Employability next : what digital professionals really want from universities

This article builds on the findings of Emerging’s Digital Leaders 2025 ranking, which explores how institutions worldwide are rising or lagging, when it comes to digital education. As Emerging has examined the academic supply side in previous articles, this piece shifts the lens to employer demand.
Based on a targeted analysis of GEURS 2025 (Global Employability University Ranking & Survey) and drawing from broader patterns identified in the Digital Leaders dataset, this article unpacks a new type of recruiter that is shaping the future of talent acquisition: the digital professional (DP) employer. These recruiters represent fast-growing digital-native firms or units, often at the forefront of AI, software engineering, and digital sustainability.
From tradition to disruption: a new employer archetype emerges
According to the survey, a new recruiter profile is emerging. The DP employer stands out across six dimensions.
- Research-oriented: DPs are more likely to seek out PhD graduates. This trend suggests that advanced, research-intensive profiles are gaining mainstream traction within the tech economy, not just for R&D roles, but across a wider range of functions.
- Openness to non-traditional credentials: while traditional universities still dominate reputational rankings, DP recruiters are more open to graduates from online programs, particularly when these programs deliver strong outcomes in AI and machine learning. For these employers, demonstrated skillsets increasingly outweigh the format of delivery.
- Interdisciplinary appetite… and anxiety: DPs are more likely to engage with interdisciplinary profiles that blend domains such as data science, sustainability, and business. However, they also report greater difficulty in assessing the readiness of such candidates, underscoring the need for clearer academic signals and industry-aligned framing.
- Sustainability-driven: DP recruiters increasingly expect and demand "green-tech" competencies, not only abstract sustainability awareness, but concrete technical skills.
- Collaboration-driven: DPs tend to engage universities as long-term partners, not just talent pipelines. Their firms are more likely to have dedicated teams for academic partnerships and prioritize joint R&D, startup incubation, and regional innovation.
- Global-minded: For DP employers, factors like international experience, fluency in technical stacks, and access to cross-border networks carry significant weight. In globally distributed teams and innovation hubs, these attributes become central to employability.
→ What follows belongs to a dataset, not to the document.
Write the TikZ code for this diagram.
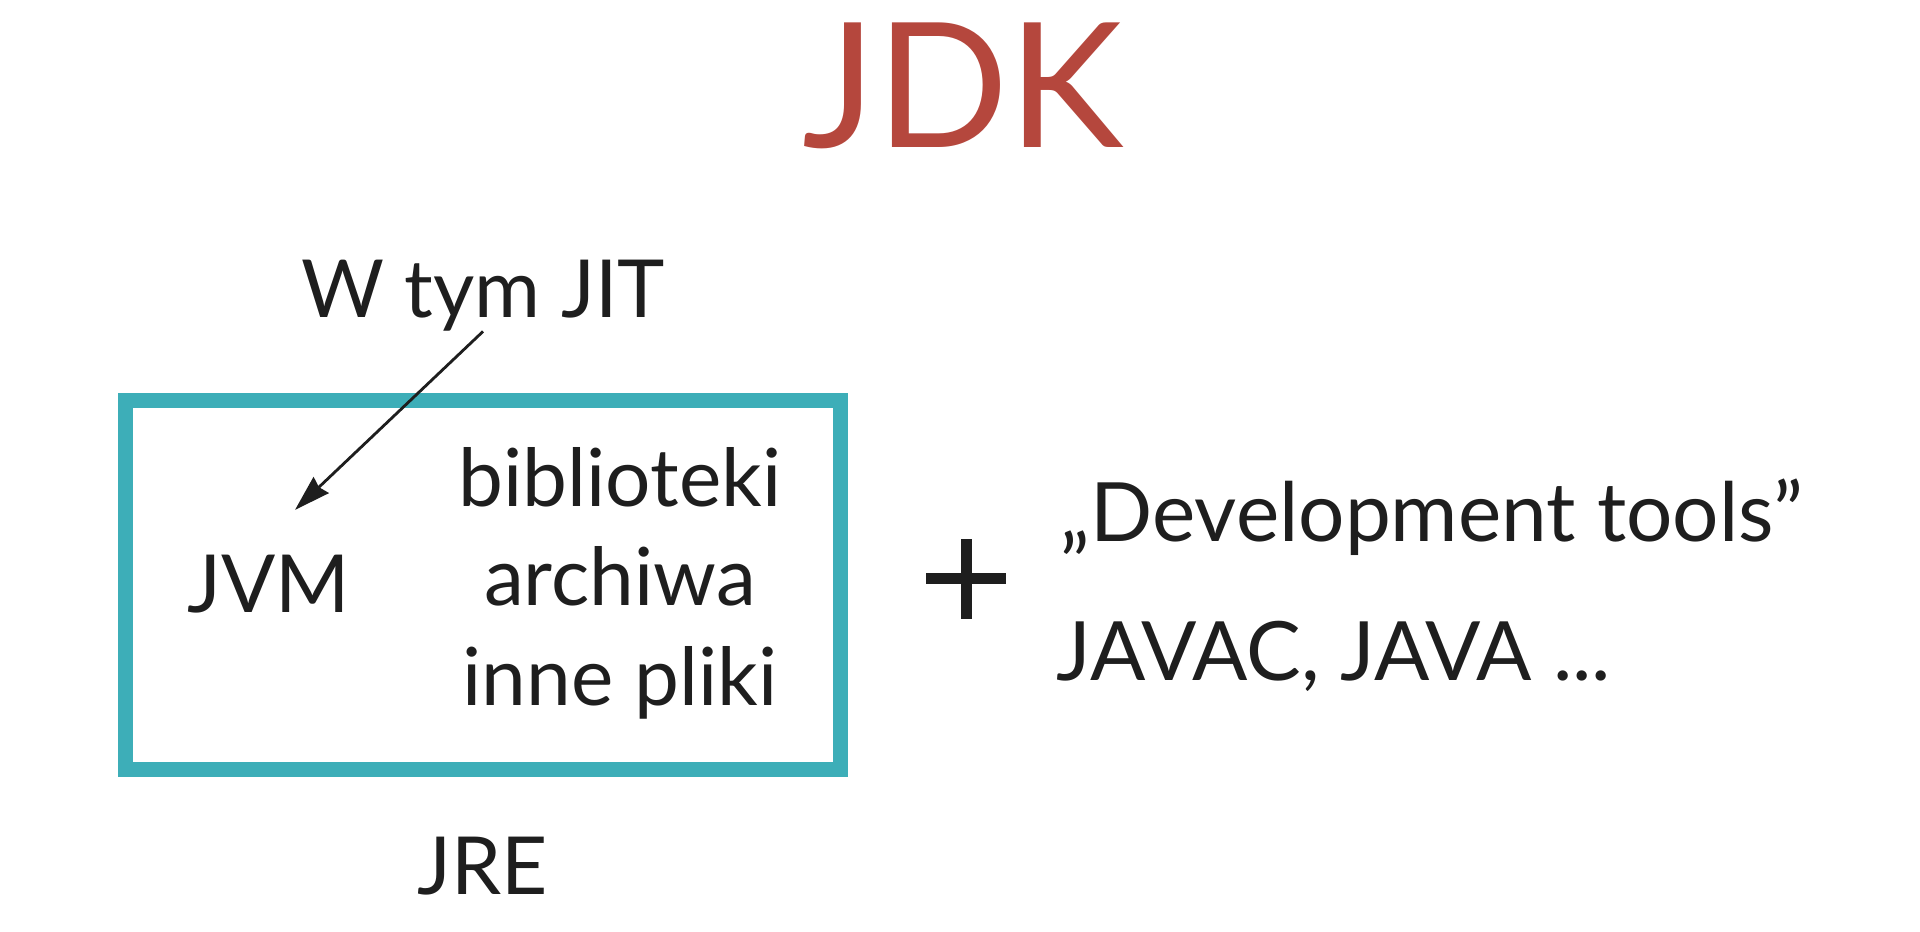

So what should institutions do to stay relevant in the eyes of this new generation of employers?
Building universities for a digital-first world
If DP employers are rewriting the rules of talent acquisition, universities must rethink how they prepare and present talent. What these recruiters are asking for isn’t a cosmetic update to curricula, but a redefinition of the university’s role in the innovation economy.
A digital-first university blurs the line between campus and company. Research becomes applied and porous, with industry projects woven into doctoral training and academic careers. Credentials don’t end at the diploma; they evolve into living signals, portfolios, verified badges, and assessments that employers can read at a glance.
This university also takes ownership of interdisciplinarity. Instead of producing hybrid profiles that recruiters struggle to decode, it builds pathways and capstones that make the blend of data, business, and sustainability visible and valuable.
It nurtures entrepreneurship by linking incubators to real industry challenges. It globalizes learning by embedding cross-border experiences into everyday study. And it hardwires sustainability into technical education so that green skills are not an elective, but a foundation.
In short, just as DP employers are no longer traditional recruiters, tomorrow’s universities cannot remain traditional suppliers of graduates. They must become strategic partners in innovation, sustainability, and growth.
From graduate factories to innovation engines, listening to these expectations, and acting on them, will be key for institutions aiming to remain relevant, not only in employability rankings, but in the broader digital transformation of the economy itself.